Lo stornello nell’ottocento era un po’ la radio, la stampa, la televisione, l’Internet di oggi e negli anni duemila il rap svolge un po’ la stessa funzione, soprattutto quello che mi piace, quello vero, che viene dei centri sociali e dalle periferie, che racconta la droga, la vita dura dei ragazzi nelle zone di cintura, i disagi, la disoccupazione, pur essendo divertente e seguito dai giovani. Dallo stornello al rap vuol dire un arco di tempo che va dall’ottocento a oggi che ha prodotto anche tanta canzone romana, quella più classica tramandata fino a noi ed è una bella storia.

Il suo impegno per la promozione e diffusione della canzone romana nel mondo è motivato anche dal fatto che quella  napoletana è molto più conosciuta e apprezzata oltre confine…

Ha avuto più fortuna, altri criteri di sviluppo, ha avuto il mecenatismo, l’emigrazione, case editrici importantissime che si sono spostate da Milano a Napoli, invece quella romana no, mai, è sempre stata un po’ bistrattata, basta pensare che nel settecento era considerata la canzone da trattoria per antonomasia anche da intellettuali come Goethe o Massimo D’Azeglio, non la prendevano in considerazione, al contrario di quella napoletana apprezzata invece anche da grandi artisti colti come Pergolesi o Donizetti, Bellini o Rossini. Questo è il momento della riscossa, mi sono stufata di certa stampa di oggi intellettual chic che pensa che la canzone romana sia robaccia e mi da fastidio quando arrivano dei gruppi che all’estero non sono nessuno e invece da noi guadagnano il paginone sui giornali mentre alla nostra canzone, alla nostra tradizione e ai nostri giovani non dedicano spazio neanche quelle testate che dovrebbero parlare di Roma ed esaltarla.

Un impegno che peraltro lei porta avanti da tanto tempo…

Sono quattordici anni che ho iniziato il mio progetto che mira a portare la canzone romana nei grandi teatri dell’opera del mondo, in quelli colti, alla Carnegie Hall di New York per esempio, e ci sono riuscita con riscontri pazzeschi, basta guardare su Internet le reazioni dei giapponesi, che dopo dieci minuti di spettacolo canto Barcarolo romano e loro si alzano tutti in piedi in standing ovation, non mi era mai capitato. Persino quando sono andata a cantare all’Expo in Corea mi avevano avvisato che la gente lì è avara di applausi e che presto si sarebbe alzata per andare via, invece in due ore non si è alzato nessuno e abbiamo fatto venti minuti di bis.

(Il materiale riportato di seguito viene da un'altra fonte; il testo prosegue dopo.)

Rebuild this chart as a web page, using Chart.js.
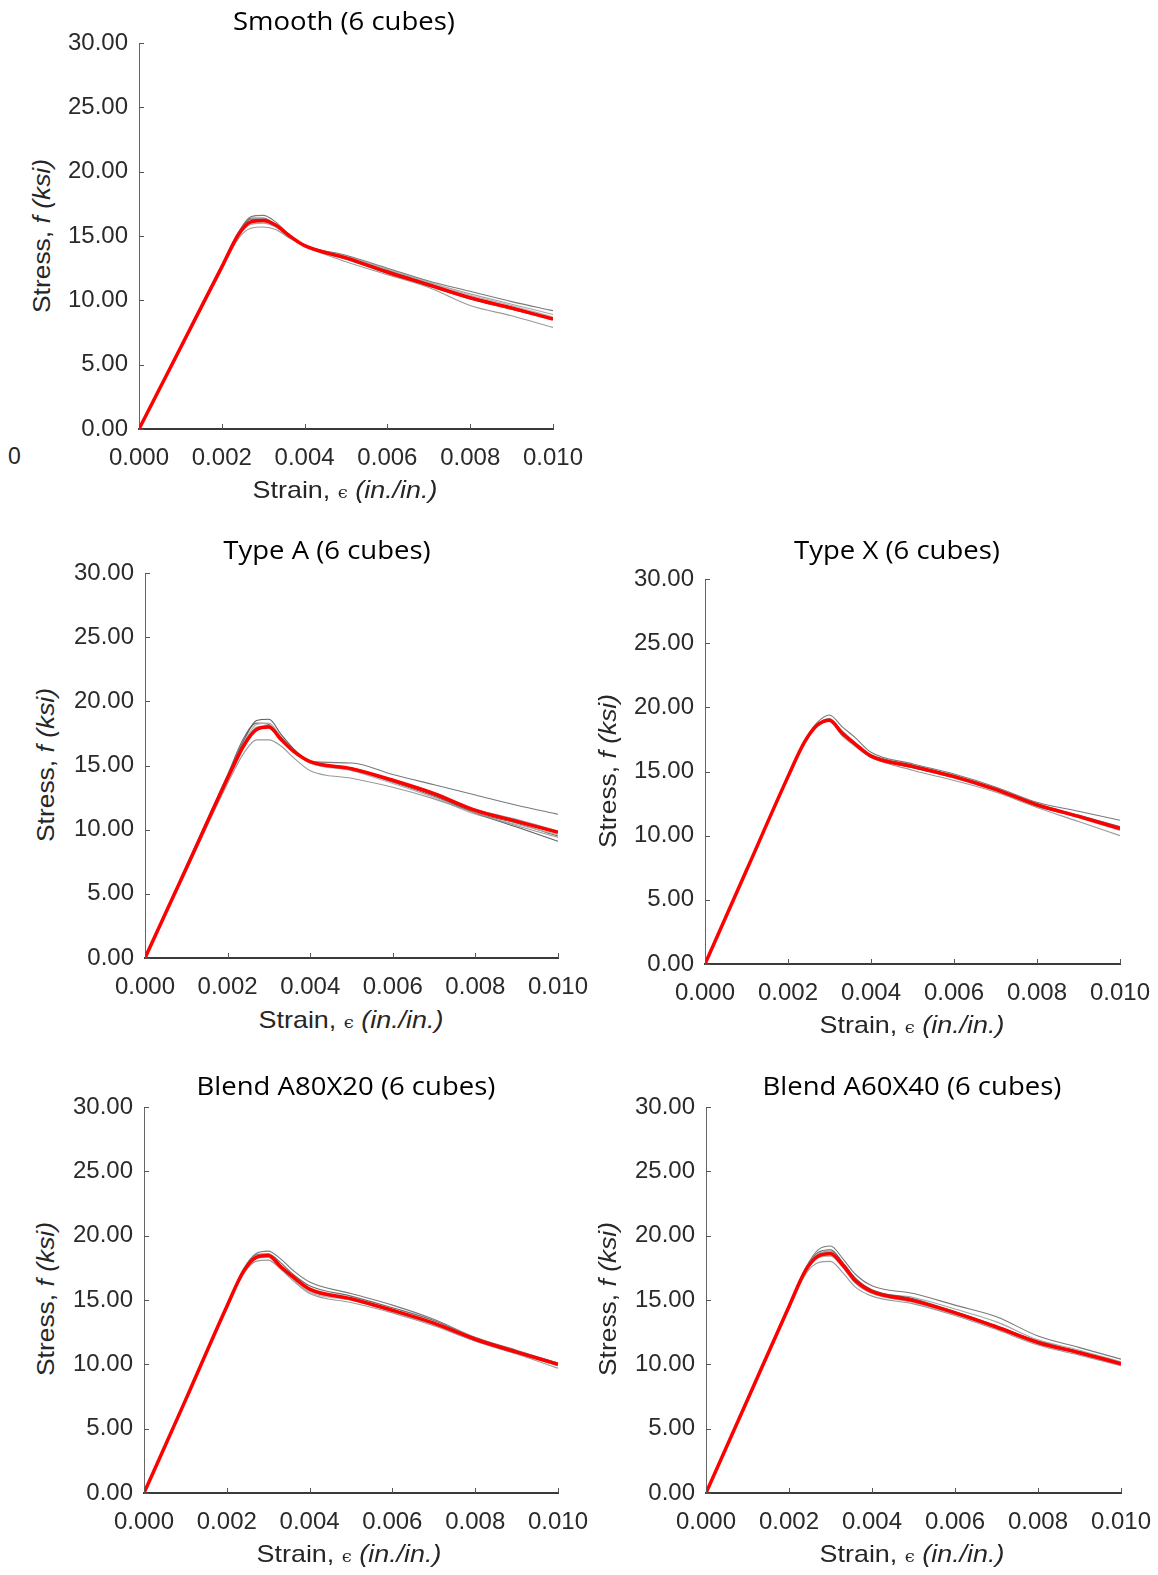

Tornando al concorso, cosa si vince?

I tre ragazzi vincitori si portano a casa 6.000 Euro per farne ciò che vogliono. Inoltre io me li porterò dietro ai miei concerti e ovunque mi sarà possibile. Peraltro proprio in questi giorni un impresario mi ha chiesto il format del concorso e questo qualcosa vorrà dire.

A proposito di Roma città, lei ha aperto un gruppo su Facebook che si chiama Difendi Roma, difenditi da Roma

Al quale mi dedicherò totalmente non appena avrò finito con questo concorso. Adesso tra prove e impegni non riesco a telefonare ai presidenti di municipio e a chi di dovere. Perché quello che voglio dire è di non limitarci a lamentarci, a postare ad esempio foto di immondizia, ma è un invito ad agire, io lo faccio.